**Source excerpt**.
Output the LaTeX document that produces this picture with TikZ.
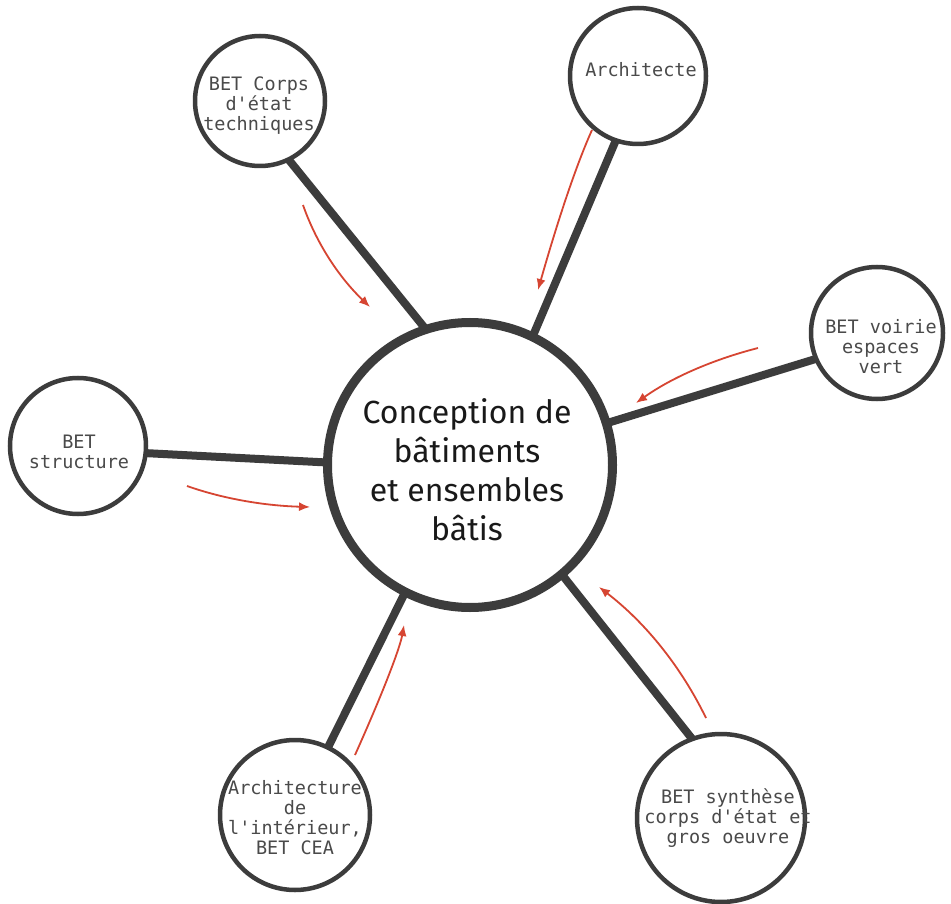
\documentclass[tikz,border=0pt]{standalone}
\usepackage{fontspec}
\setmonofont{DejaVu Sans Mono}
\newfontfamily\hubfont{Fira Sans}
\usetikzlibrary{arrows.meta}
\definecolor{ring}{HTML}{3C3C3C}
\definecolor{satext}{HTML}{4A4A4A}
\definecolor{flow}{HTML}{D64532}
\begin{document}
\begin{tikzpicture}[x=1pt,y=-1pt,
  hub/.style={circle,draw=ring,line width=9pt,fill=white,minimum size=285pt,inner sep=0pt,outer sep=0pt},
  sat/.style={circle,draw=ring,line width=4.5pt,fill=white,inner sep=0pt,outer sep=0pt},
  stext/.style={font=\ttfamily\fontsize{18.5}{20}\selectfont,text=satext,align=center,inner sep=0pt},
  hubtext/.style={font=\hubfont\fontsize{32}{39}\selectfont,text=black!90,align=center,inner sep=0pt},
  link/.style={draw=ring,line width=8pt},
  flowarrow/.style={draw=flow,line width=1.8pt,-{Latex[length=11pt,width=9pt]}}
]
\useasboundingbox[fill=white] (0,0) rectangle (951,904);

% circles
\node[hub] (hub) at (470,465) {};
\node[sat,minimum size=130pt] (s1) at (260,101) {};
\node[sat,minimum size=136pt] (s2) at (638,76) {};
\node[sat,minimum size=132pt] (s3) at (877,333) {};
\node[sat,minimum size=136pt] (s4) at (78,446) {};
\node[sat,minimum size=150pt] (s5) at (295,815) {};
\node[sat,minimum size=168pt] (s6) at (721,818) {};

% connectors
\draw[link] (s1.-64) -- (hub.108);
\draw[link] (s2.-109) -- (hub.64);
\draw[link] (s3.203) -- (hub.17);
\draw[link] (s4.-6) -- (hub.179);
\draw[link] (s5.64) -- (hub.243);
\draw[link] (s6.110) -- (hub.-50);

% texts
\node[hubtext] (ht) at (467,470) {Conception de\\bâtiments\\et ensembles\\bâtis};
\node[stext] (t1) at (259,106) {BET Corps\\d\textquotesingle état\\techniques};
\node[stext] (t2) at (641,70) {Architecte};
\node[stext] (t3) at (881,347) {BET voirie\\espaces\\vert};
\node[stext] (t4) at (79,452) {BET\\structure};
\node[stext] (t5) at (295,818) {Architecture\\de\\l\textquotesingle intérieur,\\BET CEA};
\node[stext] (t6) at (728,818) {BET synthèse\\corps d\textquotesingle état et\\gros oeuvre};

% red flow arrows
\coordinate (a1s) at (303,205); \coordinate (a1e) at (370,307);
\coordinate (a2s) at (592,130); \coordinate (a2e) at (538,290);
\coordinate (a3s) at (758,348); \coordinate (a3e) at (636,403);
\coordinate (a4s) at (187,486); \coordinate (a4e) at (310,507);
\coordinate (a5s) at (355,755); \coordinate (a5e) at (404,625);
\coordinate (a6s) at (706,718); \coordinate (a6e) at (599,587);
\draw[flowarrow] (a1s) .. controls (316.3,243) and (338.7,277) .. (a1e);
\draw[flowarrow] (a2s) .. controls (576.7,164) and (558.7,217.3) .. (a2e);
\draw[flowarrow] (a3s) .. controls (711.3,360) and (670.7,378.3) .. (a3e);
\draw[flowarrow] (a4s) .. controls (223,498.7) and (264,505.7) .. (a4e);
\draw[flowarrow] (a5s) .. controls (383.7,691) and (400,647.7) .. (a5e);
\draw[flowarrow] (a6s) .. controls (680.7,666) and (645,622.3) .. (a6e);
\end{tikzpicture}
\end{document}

**Work required**. Exactly reproduce the run of lines from the start of the listing through the line with "(0,0) rectangle (951,904);", inclusive; pictures are not copied.

**Complete output**.
Output the LaTeX document that produces this picture with TikZ.
\documentclass[tikz,border=0pt]{standalone}
\usepackage{fontspec}
\setmonofont{DejaVu Sans Mono}
\newfontfamily\hubfont{Fira Sans}
\usetikzlibrary{arrows.meta}
\definecolor{ring}{HTML}{3C3C3C}
\definecolor{satext}{HTML}{4A4A4A}
\definecolor{flow}{HTML}{D64532}
\begin{document}
\begin{tikzpicture}[x=1pt,y=-1pt,
  hub/.style={circle,draw=ring,line width=9pt,fill=white,minimum size=285pt,inner sep=0pt,outer sep=0pt},
  sat/.style={circle,draw=ring,line width=4.5pt,fill=white,inner sep=0pt,outer sep=0pt},
  stext/.style={font=\ttfamily\fontsize{18.5}{20}\selectfont,text=satext,align=center,inner sep=0pt},
  hubtext/.style={font=\hubfont\fontsize{32}{39}\selectfont,text=black!90,align=center,inner sep=0pt},
  link/.style={draw=ring,line width=8pt},
  flowarrow/.style={draw=flow,line width=1.8pt,-{Latex[length=11pt,width=9pt]}}
]
\useasboundingbox[fill=white] (0,0) rectangle (951,904);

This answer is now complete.